Hodges then made the space opera Flash Gordon in 1980, being brought in after director Nicolas Roeg left the project. “I had no idea what I was going to do when I took over,” he told the Guardian in 2020. “I think that’s part of the success of the film. It’s like a souffle. We managed to put all the right ingredients in and it sort of rose, in some mysterious way.”

Mike Hodges on set of Flash Gordon with actor Sam Jones.
Mike Hodges on set of Flash Gordon with actor Sam Jones. Photograph: Ronald Grant

It was around this time that Hodges “rejected materialism in any excessive form”, having gone through a divorce that he said “partly came from struggling to keep up a style of living for the family”.

“I found myself doing all the things I swore I would never do,” he said in 2003. “The kids were going to private school, and we had the country house and the town flat and two cars and God knows how many television sets in every room … once you remove all the pressures and the money worries, you immediately feel freer. And then you can start making the films you really want to make.”

He directed the 1987 Mickey Rourke thriller A Prayer for the Dying, but later disavowed it, saying he had no control over the edit. His 1989 film Black Rainbow, starring Rosanna Arquette as a mysterious medium who attracts the attention of a journalist when she seems to predict a violent murder, failed to make much impact when its distributors fell into financial difficulties. “By the time I made Black Rainbow I’d got kind of used to it,” Hodges told the Guardian in 2020. “I was pretty angry of course, but there we go. One of those things.”

His 1998 film Croupier, starring Clive Owen as a dealer in a gambling den who then gets roped into robbing it, bombed in the UK. Hodges assumed his career was over and decided to retired. But the film screened in the US to rave reviews and its success there earned it a second release in the UK. “You think your film is going down the toilet, and then it gets stuck. And then it comes back up again,” he told the Guardian in 2003.

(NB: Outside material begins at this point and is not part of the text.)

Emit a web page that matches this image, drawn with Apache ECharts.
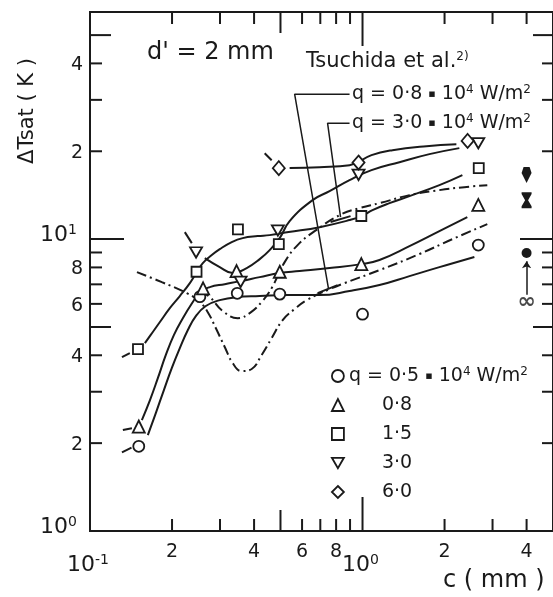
<!DOCTYPE html>
<html>
<head>
<meta charset="utf-8">
<script src="https://cdn.jsdelivr.net/npm/echarts@6/dist/echarts.min.js"></script>
<style>
  html, body { margin: 0; padding: 0; background: #fff; }
  #chart { width: 553px; height: 597px; }
</style>
</head>
<body>
<div id="chart"></div>
<script>
// Measured points: [c (mm), ΔTsat (K)] for each heat flux q (10^4 W/m²)
const q05Points = [[0.151, 1.95], [0.253, 6.35], [0.347, 6.52], [0.497, 6.48], [1.0, 5.53], [2.66, 9.54]];
const q08Points = [[0.151, 2.28], [0.26, 6.78], [0.345, 7.77], [0.497, 7.73], [0.99, 8.21], [2.66, 13.1]];
const q15Points = [[0.15, 4.2], [0.246, 7.73], [0.349, 10.8], [0.493, 9.61], [0.99, 12.0], [2.67, 17.5]];
const q30Points = [[0.245, 9.0], [0.357, 7.14], [0.489, 10.7], [0.967, 16.6], [2.66, 21.3]];
const q60Points = [[0.493, 17.5], [0.967, 18.3], [2.43, 21.7]];

// Faired curves through the measurements (short lead-in strokes drawn separately)
const q05Lead = [[0.131, 1.86], [0.142, 1.93]];
const q05Curve = [[0.163, 2.13], [0.1745, 2.54], [0.1867, 3.04], [0.1997, 3.62], [0.2136, 4.23], [0.2286, 4.88],
  [0.2445, 5.45], [0.266, 5.90], [0.2993, 6.18], [0.3455, 6.33], [0.4195, 6.38], [0.5313, 6.43], [0.6958, 6.43],
  [0.8962, 6.64], [1.154, 6.96], [1.487, 7.47], [1.915, 8.02], [2.573, 8.68]];
const q08Lead = [[0.132, 2.22], [0.1425, 2.25]];
const q08Curve = [[0.155, 2.40], [0.166, 2.81], [0.1774, 3.34], [0.1898, 4.01], [0.2031, 4.69], [0.2191, 5.36],
  [0.2384, 6.09], [0.2529, 6.58], [0.2752, 6.85], [0.3122, 7.01], [0.3574, 7.18], [0.4195, 7.41], [0.4966, 7.65],
  [0.5877, 7.77], [0.757, 7.96], [0.9916, 8.21], [1.154, 8.48], [1.487, 9.46], [1.915, 10.65], [2.424, 11.89]];
const q15Lead = [[0.131, 3.94], [0.140, 4.07]];
const q15Curve = [[0.159, 4.40], [0.169, 4.77], [0.1805, 5.20], [0.1963, 5.80], [0.2136, 6.38], [0.2325, 7.07],
  [0.2466, 7.71], [0.2594, 8.28], [0.2798, 8.82], [0.2993, 9.24], [0.3312, 9.77], [0.3634, 10.08], [0.4125, 10.24],
  [0.4564, 10.32], [0.5357, 10.57], [0.6958, 10.99], [0.8962, 11.62], [0.9916, 11.99], [1.088, 12.57],
  [1.256, 13.28], [1.487, 14.04], [1.915, 15.31], [2.325, 16.57]];
const q30Lead = [[0.2228, 10.57], [0.2364, 9.69]];
const q30Curve = [[0.2638, 8.61], [0.2993, 8.02], [0.334, 7.65], [0.3759, 7.96], [0.4195, 8.54], [0.4564, 9.17],
  [0.4966, 10.08], [0.5402, 11.53], [0.6559, 13.60], [0.757, 14.6], [0.8962, 15.93], [1.079, 17.23],
  [1.366, 18.35], [1.76, 19.55], [2.266, 20.50]];
const q60Lead = [[0.4375, 19.70], [0.4642, 18.64]];
const q60Curve = [[0.5402, 17.51], [0.6958, 17.64], [0.8962, 17.92], [1.079, 19.40], [1.288, 20.17],
  [1.716, 20.82], [2.21, 21.15]];

// Tsuchida et al. correlations, q = 0.8 and 3.0 x 10^4 W/m²
const tsuchida08 = [[0.1487, 7.71], [0.1835, 7.12], [0.2266, 6.53], [0.2529, 6.09], [0.2705, 5.62], [0.2894, 4.96],
  [0.3122, 4.27], [0.334, 3.76], [0.3604, 3.53], [0.3921, 3.59], [0.4266, 4.01], [0.4642, 4.58], [0.5094, 5.28],
  [0.5635, 5.76], [0.6236, 6.18], [0.757, 6.74], [0.8592, 7.07], [1.154, 7.83], [1.618, 8.89], [2.137, 10.0],
  [2.870, 11.25]];
const tsuchida30 = [[0.2529, 6.64], [0.2752, 6.33], [0.307, 5.67], [0.3484, 5.36], [0.3856, 5.58], [0.4266, 6.09],
  [0.4642, 6.80], [0.518, 8.34], [0.5779, 9.54], [0.6672, 10.65], [0.8377, 12.18], [0.975, 12.77], [1.154, 13.28],
  [1.487, 14.15], [1.915, 14.72], [2.364, 15.07], [2.870, 15.31]];

// Leader lines from the correlation labels to their curves
const leader08 = [[0.8962, 31.38], [0.5635, 31.38], [0.7507, 6.74]];
const leader08Bar = [[0.6843, 6.53], [0.8098, 6.96]];
const leader30 = [[0.8962, 24.96], [0.7443, 24.96], [0.8306, 11.89]];
const leader30Bar = [[0.7636, 11.44], [0.9036, 11.99]];

// Values for an unconfined gap (c -> ∞), plotted at the right margin
const poolQ60 = [[4.0, 16.6]];
const poolQ30 = [[4.0, 13.6]];
const poolQ05 = [[4.0, 8.96]];
const infinityMark = [[4.0, 6.08]];
const infinityArrow = [[4.0, 6.45], [4.0, 8.4]];

// Axis ticks and labels
const xMinorTicks = [0.2, 0.3, 0.4, 0.6, 0.7, 0.8, 0.9, 2, 3, 4];
const xMidTicks = [0.5];
const xMajorTicks = [1];
const yMinorTicks = [2, 3, 4, 6, 7, 8, 9, 20, 30, 40];
const yMidTicks = [5, 50];
const yMajorTicks = [10];
const xLabelValues = [0.1, 0.2, 0.4, 0.6, 0.8, 1, 2, 4];
const xLabelTexts = ['10^-1', '2', '4', '6', '8', '10^0', '2', '4'];
const yLabelValues = [1, 2, 4, 6, 8, 10, 20, 40];
const yLabelTexts = ['10^0', '2', '4', '6', '8', '10^1', '2', '4'];

const legendNames = ['q05', 'q08', 'q15', 'q30', 'q60'];
const legendTexts = ['q = 0·5', '0·8', '1·5', '3·0', '6·0'];

const INK = '#1a1a1a';
const FONT = 'DejaVu Sans';

const chart = echarts.init(document.getElementById('chart'), null, { renderer: 'canvas' });

function curve(data, dashed) {
  return {
    type: 'line', data, symbol: 'none', showSymbol: false, silent: true,
    smooth: 0.45, z: 2,
    lineStyle: { color: INK, width: 2, type: dashed ? [10, 4, 2, 4] : 'solid' }
  };
}
function leader(data, w) {
  return { type: 'line', data, symbol: 'none', showSymbol: false, silent: true, z: 2,
    lineStyle: { color: INK, width: w || 1.5 } };
}
function markers(name, data, symbol, size) {
  return {
    type: 'scatter', name, data, symbol, symbolSize: size, z: 4, silent: true,
    itemStyle: { color: '#fff', borderColor: INK, borderWidth: 1.8, opacity: 1 }
  };
}
function solid(data, symbol, size) {
  return { type: 'scatter', data, symbol, symbolSize: size, z: 4, silent: true,
    itemStyle: { color: INK, opacity: 1 } };
}

const DOWN_TRIANGLE = 'path://M0,0 L12,0 L6,10.4 Z';

const legendRich = {
  a: { fontSize: 19, fontFamily: FONT, color: INK, lineHeight: 20 },
  s: { fontSize: 12, fontFamily: FONT, color: INK, lineHeight: 12, verticalAlign: 'top' },
  m: { fontSize: 11, fontFamily: FONT, color: INK, lineHeight: 20 },
  b: { fontSize: 19, fontFamily: FONT, color: INK, lineHeight: 20, padding: [0, 0, 0, 33] }
};

const option = {
  animation: false,
  backgroundColor: '#fff',
  grid: { left: 90, top: 12, width: 464, height: 519, show: true, borderColor: INK, borderWidth: 2 },
  xAxis: { type: 'log', logBase: 10, min: 0.1, max: 5,
    axisLine: { show: false }, axisTick: { show: false }, axisLabel: { show: false }, splitLine: { show: false } },
  yAxis: { type: 'log', logBase: 10, min: 1, max: 60,
    axisLine: { show: false }, axisTick: { show: false }, axisLabel: { show: false }, splitLine: { show: false } },
  legend: {
    orient: 'vertical', left: 326, top: 361, itemWidth: 12, itemHeight: 12, itemGap: 10,
    selectedMode: false,
    data: [
      { name: 'q05', icon: 'circle' },
      { name: 'q08', icon: 'triangle' },
      { name: 'q15', icon: 'rect' },
      { name: 'q30', icon: DOWN_TRIANGLE },
      { name: 'q60', icon: 'diamond' }
    ],
    itemStyle: { color: '#fff', borderColor: INK, borderWidth: 1.8 },
    formatter: name => {
      const i = legendNames.indexOf(name);
      return i === 0 ? '{a|' + legendTexts[0] + ' }{m|▪}{a| 10}{s|4}{a| W/m}{s|2}' : '{b|' + legendTexts[i] + '}';
    },
    textStyle: { color: INK, fontFamily: FONT, fontSize: 19, rich: legendRich }
  },
  series: [
    curve(q05Lead), curve(q05Curve), curve(q08Lead), curve(q08Curve), curve(q15Lead), curve(q15Curve),
    curve(q30Lead), curve(q30Curve), curve(q60Lead), curve(q60Curve),
    curve(tsuchida08, true), curve(tsuchida30, true),
    leader(leader08), leader(leader08Bar, 2), leader(leader30), leader(leader30Bar, 2),
    markers('q05', q05Points, 'circle', 11),
    markers('q08', q08Points, 'triangle', 12),
    markers('q15', q15Points, 'rect', 10),
    markers('q30', q30Points, DOWN_TRIANGLE, [12, 10.4]),
    markers('q60', q60Points, 'diamond', [12, 14]),
    solid(poolQ60, 'path://M2,0 L8,0 L10,6 L5,16 L0,6 Z', [10, 16]),
    solid(poolQ30, 'path://M0,0 L10,0 L10,2 L6.5,8.5 L10,15 L10,17 L0,17 L0,15 L3.5,8.5 L0,2 Z', [10, 16]),
    solid(poolQ05, 'circle', 10),
    {
      type: 'scatter', data: infinityMark, symbol: 'circle', symbolSize: 1, silent: true, z: 4,
      itemStyle: { color: 'rgba(0,0,0,0)' },
      label: { show: true, position: 'inside', formatter: '∞', fontSize: 22, fontWeight: 'bold', fontFamily: FONT, color: INK }
    },
    {
      type: 'lines', coordinateSystem: 'cartesian2d', silent: true, z: 3,
      symbol: ['none', 'arrow'], symbolSize: 7,
      lineStyle: { color: INK, width: 1.5, opacity: 1 },
      data: [{ coords: infinityArrow }]
    }
  ]
};

chart.setOption(option);

// Ticks, tick labels and annotations placed through the axis scales
const px = v => chart.convertToPixel({ xAxisIndex: 0 }, v);
const py = v => chart.convertToPixel({ yAxisIndex: 0 }, v);
const LEFT = 90, RIGHT = 554, TOP = 12, BOTTOM = 531;
const TICK_LEN = { minor: 12, mid: 21, major: 34 };
const g = [];
const seg = (x1, y1, x2, y2, w) => ({ type: 'line', silent: true, z: 10,
  shape: { x1, y1, x2, y2 }, style: { stroke: INK, lineWidth: w || 2 } });

[[xMinorTicks, TICK_LEN.minor], [xMidTicks, TICK_LEN.mid], [xMajorTicks, TICK_LEN.major]].forEach(([vals, len]) => {
  vals.forEach(v => { const x = px(v); g.push(seg(x, BOTTOM, x, BOTTOM - len)); g.push(seg(x, TOP, x, TOP + len)); });
});
[[yMinorTicks, TICK_LEN.minor], [yMidTicks, TICK_LEN.mid], [yMajorTicks, TICK_LEN.major]].forEach(([vals, len]) => {
  vals.forEach(v => { const y = py(v); g.push(seg(LEFT, y, LEFT + len, y)); g.push(seg(RIGHT, y, RIGHT - len, y)); });
});

const labelRich = {
  b: { fontSize: 22, fontFamily: FONT, fill: INK, lineHeight: 24 },
  s: { fontSize: 14, fontFamily: FONT, fill: INK, lineHeight: 14, verticalAlign: 'top' },
  n: { fontSize: 19, fontFamily: FONT, fill: INK, lineHeight: 20 },
  w: { fontSize: 21, fontFamily: FONT, fill: INK, lineHeight: 22 },
  m: { fontSize: 11, fontFamily: FONT, fill: INK, lineHeight: 20 },
  t: { fontSize: 12, fontFamily: FONT, fill: INK, lineHeight: 12, verticalAlign: 'top' }
};
function richLabel(txt) {
  if (txt.indexOf('^') >= 0) { const p = txt.split('^'); return '{b|' + p[0] + '}{s|' + p[1] + '}'; }
  return '{n|' + txt + '}';
}
function text(x, y, str, align, extra) {
  return Object.assign({ type: 'text', x, y, silent: true, z: 10,
    style: { text: str, rich: labelRich, align: align || 'left', verticalAlign: 'middle', fill: INK,
      font: '19px ' + FONT } }, extra || {});
}

xLabelValues.forEach((v, i) => {
  const t = xLabelTexts[i];
  const power = t.indexOf('^') >= 0;
  g.push(text(px(v) + (power ? -2 : 0), power ? 565 : 552, richLabel(t), 'center'));
});
yLabelValues.forEach((v, i) => {
  const t = yLabelTexts[i];
  if (t.indexOf('^') >= 0) g.push(text(40, py(v) - 4, richLabel(t), 'left'));
  else g.push(text(83, py(v) + 2, richLabel(t), 'right'));
});

// Axis titles
g.push(text(28, 111, 'ΔTsat ( K )', 'center', { rotation: Math.PI / 2,
  style: { text: 'ΔTsat ( K )', font: '21px ' + FONT, fill: INK, align: 'center', verticalAlign: 'middle' } }));
g.push({ type: 'text', x: 443, y: 581, silent: true, z: 10,
  style: { text: 'c ( mm )', font: '24px ' + FONT, fill: INK, align: 'left', verticalAlign: 'middle' } });

// Annotations
g.push({ type: 'text', x: 147, y: 53, silent: true, z: 10,
  style: { text: "d' = 2 mm", font: '24px ' + FONT, fill: INK, align: 'left', verticalAlign: 'middle' } });
g.push(text(306, 62, '{w|Tsuchida et al.}{t|2)}', 'left'));
g.push(text(352, 94, '{n|q = 0·8 }{m|▪}{n| 10}{t|4}{n| W/m}{t|2}', 'left'));
g.push(text(352, 123, '{n|q = 3·0 }{m|▪}{n| 10}{t|4}{n| W/m}{t|2}', 'left'));

chart.setOption({ graphic: { elements: g } });
</script>
</body>
</html>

Hodges came out of semi-retirement to reunite with Owen on his final film in 2003, I’ll Sleep When I’m Dead, with Owen playing a criminal hungry for revenge after the rape of his younger brother (Jonathan Rhys Meyers) by a London gangster (Malcolm McDowell). The Guardian called the film “startlingly bleak; a no-frills existential gangster tale that, at its best, exudes the same reptilian menace [Hodges] showed on Get Carter. Certainly it touches on similar themes: honour, revenge, male violence.”

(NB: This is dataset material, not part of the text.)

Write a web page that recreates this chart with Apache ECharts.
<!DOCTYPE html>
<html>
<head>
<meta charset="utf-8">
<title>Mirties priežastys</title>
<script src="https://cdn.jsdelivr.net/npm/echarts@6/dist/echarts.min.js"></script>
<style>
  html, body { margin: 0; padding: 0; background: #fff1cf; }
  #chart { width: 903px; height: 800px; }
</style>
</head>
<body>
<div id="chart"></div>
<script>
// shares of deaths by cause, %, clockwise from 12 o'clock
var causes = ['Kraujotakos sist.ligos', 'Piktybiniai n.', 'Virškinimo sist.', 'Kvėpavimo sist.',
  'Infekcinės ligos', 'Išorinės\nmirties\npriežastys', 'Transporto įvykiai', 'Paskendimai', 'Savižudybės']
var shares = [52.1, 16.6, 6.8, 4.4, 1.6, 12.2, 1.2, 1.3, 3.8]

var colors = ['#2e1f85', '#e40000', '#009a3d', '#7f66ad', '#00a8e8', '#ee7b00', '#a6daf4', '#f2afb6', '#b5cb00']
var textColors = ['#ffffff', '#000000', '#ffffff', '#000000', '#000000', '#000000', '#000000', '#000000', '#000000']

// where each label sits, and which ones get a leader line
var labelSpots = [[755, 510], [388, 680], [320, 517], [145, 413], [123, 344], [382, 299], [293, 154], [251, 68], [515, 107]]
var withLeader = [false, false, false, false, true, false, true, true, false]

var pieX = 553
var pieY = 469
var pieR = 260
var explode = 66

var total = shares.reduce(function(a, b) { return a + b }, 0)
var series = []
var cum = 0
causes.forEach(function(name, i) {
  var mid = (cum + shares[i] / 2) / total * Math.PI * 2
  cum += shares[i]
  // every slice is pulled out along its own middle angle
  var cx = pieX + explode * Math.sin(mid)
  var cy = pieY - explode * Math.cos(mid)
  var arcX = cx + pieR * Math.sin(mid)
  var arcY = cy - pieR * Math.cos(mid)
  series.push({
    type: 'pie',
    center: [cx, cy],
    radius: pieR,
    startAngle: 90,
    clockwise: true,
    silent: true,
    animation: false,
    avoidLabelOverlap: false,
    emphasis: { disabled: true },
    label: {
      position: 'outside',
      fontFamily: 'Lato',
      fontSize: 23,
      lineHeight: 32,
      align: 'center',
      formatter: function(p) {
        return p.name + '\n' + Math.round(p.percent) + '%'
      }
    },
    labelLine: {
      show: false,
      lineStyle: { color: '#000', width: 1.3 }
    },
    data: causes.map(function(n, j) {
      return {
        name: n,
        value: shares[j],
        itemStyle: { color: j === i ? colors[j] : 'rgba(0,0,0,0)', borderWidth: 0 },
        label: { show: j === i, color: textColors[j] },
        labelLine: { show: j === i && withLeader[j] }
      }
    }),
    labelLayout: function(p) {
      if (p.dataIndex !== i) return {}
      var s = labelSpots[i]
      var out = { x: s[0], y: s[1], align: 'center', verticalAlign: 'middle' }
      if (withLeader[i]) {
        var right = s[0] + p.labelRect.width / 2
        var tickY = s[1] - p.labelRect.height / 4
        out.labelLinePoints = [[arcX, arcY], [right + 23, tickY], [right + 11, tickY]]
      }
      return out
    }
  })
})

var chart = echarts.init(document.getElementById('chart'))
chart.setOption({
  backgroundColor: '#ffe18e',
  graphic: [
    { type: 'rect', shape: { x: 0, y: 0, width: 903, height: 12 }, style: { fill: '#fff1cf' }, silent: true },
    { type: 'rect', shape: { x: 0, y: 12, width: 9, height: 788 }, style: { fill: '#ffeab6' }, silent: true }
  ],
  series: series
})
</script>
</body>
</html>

Hodges experienced a late burst of appreciation over the last two decades of his life, as his films that were affected by distribution problems in the 1970s and 1980s were restored and rereleased. “He’s a rare bird in British cinema, and I’m just pleased he’s getting some recognition,” McDowell, a longtime friend of Hodges’, told the Guardian in 2003. “I’m pissed off that it’s taken 35 years, but that’s typical of England. We never realise what we’ve got until it’s almost too bloody late.”

But Hodges had no intention of returning to film-making, and said in 2020 that he was happy growing vegetables at his home in Dorset and writing noir fiction; he published a novel, Watching The Wheels Come Off, in 2010, and a collection of novella, titled Bait, Grist and Security, in 2018.

He is survived by his wife, Carol Laws, his sons Ben and Jake, and five grandchildren, Marlon, Honey, Orson, Michael and Gabriel.

• This article was amended on 21 December 2022 to correct an instance of a misspelling of the surname of Clive Owen.